KYIV -- White House national-security adviser John Bolton has said that the United States would not oppose a territorial exchange between Kosovo and Serbia to resolve their long-running dispute – provided Pristina and Belgrade work out a "mutually satisfactory settlement" between themselves.
Bolton made the remarks on August 24 at a press conference in Kyiv where he was asked by RFE/RL what he thought about the idea exchanging territories between Kosovo and Serbia.
"I think there are new signs that both governments very quietly may be willing to negotiate on this," Bolton said about a Kosovo-Serbia territorial exchange. "Our policy, the U.S. policy, is that if the two parties can work it out between themselves and reach agreement, we don’t exclude territorial adjustments. It’s really not for us to say."
"We would not stand in the way, and I don’t think anybody in Europe would stand in the way if the two parties to the dispute reached a mutually satisfactory settlement," Bolton said.
“We’re ready from a distance or up close to help out,” Bolton added. “We don’t think we’re going to solve it for them. We think they’ve got to solve it for themselves.”
Earlier in August, senior government officials in Kosovo and Serbia indicated a willingness to consider border changes as part of a peace process aimed at ending a dispute over Kosovo’s independence that has hampered both country’s accession to the European Union.
'Correction Of Borders'
That willingness became apparent after Serbia’s Foreign Minister Ivica Dacic met with Bolton in Washington in late July and said the United States was, for the first time, "prepared to hear creative solutions to possible problems, including Kosovo."

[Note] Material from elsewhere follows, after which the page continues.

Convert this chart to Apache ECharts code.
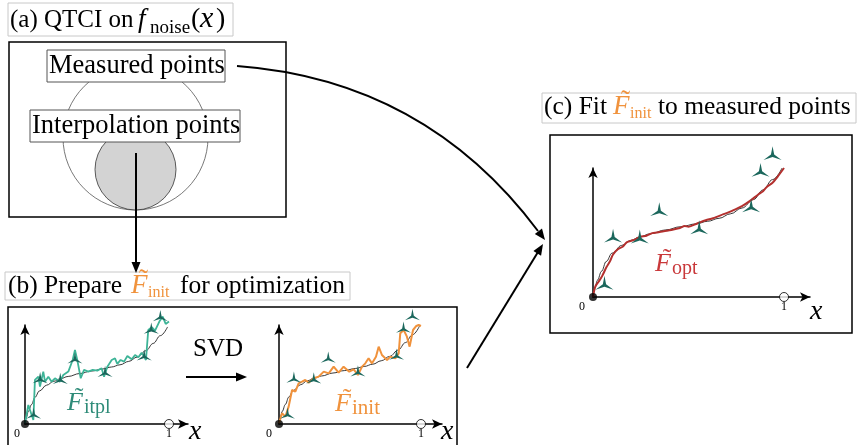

Kosovo's declaration of independence from Serbia in February 2008 has been recognized by more than 100 UN member countries. But Belgrade, backed by Russia, refuses to recognize Kosovo as a state.

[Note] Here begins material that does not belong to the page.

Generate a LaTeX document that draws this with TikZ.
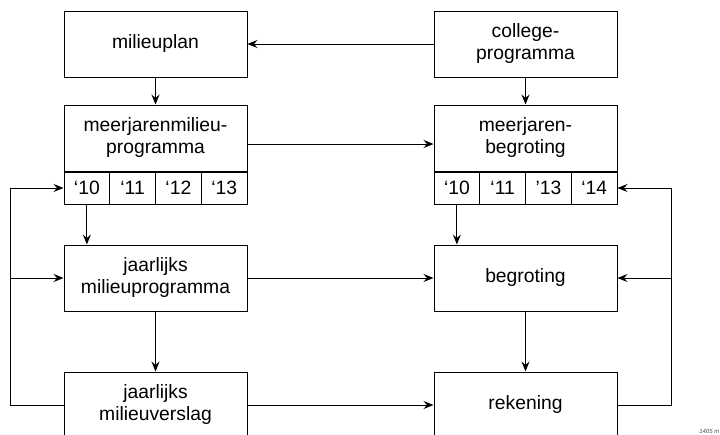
\documentclass[tikz,border=0pt]{standalone}
\usepackage{fontspec}
\setmainfont{Liberation Sans}
\usetikzlibrary{positioning,arrows.meta}

\begin{document}
\begin{tikzpicture}[
    node distance=94pt,
    plan/.style={rectangle, draw, line width=1pt, minimum width=183pt, minimum height=66pt, align=center, inner sep=0pt, font=\fontsize{19.3}{22}\selectfont},
    year/.style={rectangle, draw, line width=1pt, minimum width=45.75pt, minimum height=32pt, inner sep=0pt, font=\fontsize{19.3}{22}\selectfont},
    arrow/.style={line width=1pt,-{Stealth[length=10pt,width=8pt,inset=3.5pt]}}
]
    \useasboundingbox (0,0) rectangle (720pt,-434pt);

    % Plannen
    \node [plan] (mplan) at (155.5pt,-44pt) {milieuplan};
    \node [plan, right of=mplan, xshift=276pt] (college) {college-\\programma};

    % Meerjarig
    \node [plan, below of=mplan] (mmp) {meerjarenmilieu-\\programma};
    \node [plan, below of=college] (mjb) {meerjaren-\\begroting};

    % Jaren
    \node [year, below of=mmp, yshift=44pt, xshift=-68.625pt] (m10) {‘10};
    \node [year, below of=mmp, yshift=44pt, xshift=-22.875pt] (m11) {‘11};
    \node [year, below of=mmp, yshift=44pt, xshift=22.875pt] (m12) {‘12};
    \node [year, below of=mmp, yshift=44pt, xshift=68.625pt] (m13) {‘13};

    \node [year, below of=mjb, yshift=44pt, xshift=-68.625pt] (b10) {‘10};
    \node [year, below of=mjb, yshift=44pt, xshift=-22.875pt] (b11) {‘11};
    \node [year, below of=mjb, yshift=44pt, xshift=22.875pt] (b13) {’13};
    \node [year, below of=mjb, yshift=44pt, xshift=68.625pt] (b14) {‘14};

    % Jaarlijks
    \node [plan, below of=mmp, yshift=-46pt] (jmp) {jaarlijks\\milieuprogramma};
    \node [plan, below of=mjb, yshift=-46pt] (begroting) {begroting};
    \node [plan, below of=jmp, yshift=-33pt] (verslag) {jaarlijks\\milieuverslag};
    \node [plan, below of=begroting, yshift=-33pt] (rekening) {rekening};

    \node [font=\fontsize{6}{7}\selectfont\itshape, text=black!70, anchor=south east, inner sep=0.5pt] (code) at (720pt,-434pt) {1405 m};

    % Pijlen
    \draw [arrow] (college) -- (mplan);
    \draw [arrow] (mplan) -- (mmp);
    \draw [arrow] (college) -- (mjb);
    \draw [arrow] ([yshift=-6pt]mmp.east) -- ([yshift=-6pt]mjb.west);
    \draw [arrow] (m10.south) -- (m10.south |- jmp.north);
    \draw [arrow] (b10.south) -- (b10.south |- begroting.north);
    \draw [arrow] (jmp) -- (begroting);
    \draw [arrow] (jmp) -- (verslag);
    \draw [arrow] (begroting) -- (rekening);
    \draw [arrow] (verslag) -- (rekening);

    % Terugkoppeling
    \coordinate [left=53pt of verslag.west] (lterug);
    \coordinate [right=54pt of rekening.east] (rterug);
    \draw [arrow] (verslag.west) -- (lterug) |- (m10.west);
    \draw [arrow] (lterug) |- (jmp.west);
    \draw [arrow] (rekening.east) -- (rterug) |- (b14.east);
    \draw [arrow] (rterug) |- (begroting.east);
\end{tikzpicture}
\end{document}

Kosovo's President Hashim Thaci has suggested that the idea of unifying Serbia’s southernmost Presevo Valley region with Kosovo should be raised during the next round of EU-mediated talks between Pristina and Belgrade, which are expected to take place in Brussels in September.
Ethnic Albanians form an overwhelming majority of the residents in the Presevo Valley, as well as in southern Serbia’s nearby regions of Bujanovac and Medvedja.

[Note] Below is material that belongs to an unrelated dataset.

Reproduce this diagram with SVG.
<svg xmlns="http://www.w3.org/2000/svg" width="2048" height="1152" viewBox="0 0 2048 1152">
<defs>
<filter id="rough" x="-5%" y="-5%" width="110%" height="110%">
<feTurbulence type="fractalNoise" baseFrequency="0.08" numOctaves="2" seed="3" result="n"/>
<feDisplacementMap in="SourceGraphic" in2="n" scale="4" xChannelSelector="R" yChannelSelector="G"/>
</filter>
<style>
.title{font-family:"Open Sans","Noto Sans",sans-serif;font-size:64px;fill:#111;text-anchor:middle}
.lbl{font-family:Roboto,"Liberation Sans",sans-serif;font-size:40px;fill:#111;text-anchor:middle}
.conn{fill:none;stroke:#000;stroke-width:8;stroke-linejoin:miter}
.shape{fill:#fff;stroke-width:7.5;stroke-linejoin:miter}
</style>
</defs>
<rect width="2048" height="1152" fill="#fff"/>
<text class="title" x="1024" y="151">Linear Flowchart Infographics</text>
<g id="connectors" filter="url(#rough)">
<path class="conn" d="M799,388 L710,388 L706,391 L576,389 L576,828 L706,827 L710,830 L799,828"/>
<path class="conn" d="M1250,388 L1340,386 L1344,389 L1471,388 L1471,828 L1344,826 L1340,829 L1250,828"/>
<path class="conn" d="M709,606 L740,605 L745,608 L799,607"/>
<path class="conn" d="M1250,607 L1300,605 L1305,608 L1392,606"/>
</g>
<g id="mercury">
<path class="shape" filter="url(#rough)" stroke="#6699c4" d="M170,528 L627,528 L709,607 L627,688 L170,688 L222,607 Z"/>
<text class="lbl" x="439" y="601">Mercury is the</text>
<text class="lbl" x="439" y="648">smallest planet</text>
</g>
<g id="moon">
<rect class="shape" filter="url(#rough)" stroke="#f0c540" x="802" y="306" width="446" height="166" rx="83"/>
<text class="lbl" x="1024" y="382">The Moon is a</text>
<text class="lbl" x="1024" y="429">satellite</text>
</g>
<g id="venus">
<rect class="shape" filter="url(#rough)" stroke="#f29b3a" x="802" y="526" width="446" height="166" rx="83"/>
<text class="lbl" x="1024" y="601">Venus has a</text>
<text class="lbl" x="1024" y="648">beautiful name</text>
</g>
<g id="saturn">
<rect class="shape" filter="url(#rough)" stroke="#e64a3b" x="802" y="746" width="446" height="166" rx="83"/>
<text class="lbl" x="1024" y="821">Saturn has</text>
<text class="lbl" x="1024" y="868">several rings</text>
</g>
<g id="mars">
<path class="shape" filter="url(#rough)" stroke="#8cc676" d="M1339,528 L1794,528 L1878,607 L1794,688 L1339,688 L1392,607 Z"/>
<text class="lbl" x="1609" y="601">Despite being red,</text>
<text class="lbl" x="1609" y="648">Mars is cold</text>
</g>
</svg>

On August 6, Thaci defended his proposal – saying he was open to discussing what he called a "correction of borders" in order to normalize relations with Serbia.
But Kosovo’s president rejected the idea of dividing Kosovo’s territory along ethnic lines -- including the predominantly ethnic-Serb region of northern Kosovo.
Separated from the rest of the country by the Ibar River, northern Kosovo is home to about 50,000 ethnic Serbs who oppose Pristina’s rule and still look to the government in Belgrade as their government.
Serbian Foreign Minister Ivica Dacic has said Thaci’s proposal could be an opportunity to reach a compromise and resolve Belgrade's long-running differences with Kosovo.
'Very Dangerous Message'
The U.S. State Department says the full normalization of relations between Serbia and Kosovo is "essential for regional stability."
"Now is the time for the parties to be creative and flexible," a State Department spokesman told RFE/RL in early August.
But critics warn that the entire Balkan region could be destabilized by a swap of a predominantly ethnic Albanian part of southern Serbia for mostly ethnic Serb populated parts of northern Kosovo.
A joint letter sent to EU foreign policy chief Federica Mogherini on August 7 by more than two dozen civil society organizations in Serbia and Kosovo warns that "the division of Kosovo or the exchange of territories between Kosovo and Serbia" on the basis of ethnicity risks destabilizing the Balkans.
"More frequent mentions of the possibility of redrawing the borders send a very dangerous message to the citizens of Serbia and Kosovo, as well as to the entire region, that there is a real possibility of legitimizing a dangerous propaganda of ethnic ownership over the territory -- a principle that has pushed the region on several occasions into bloody conflicts," the letter says.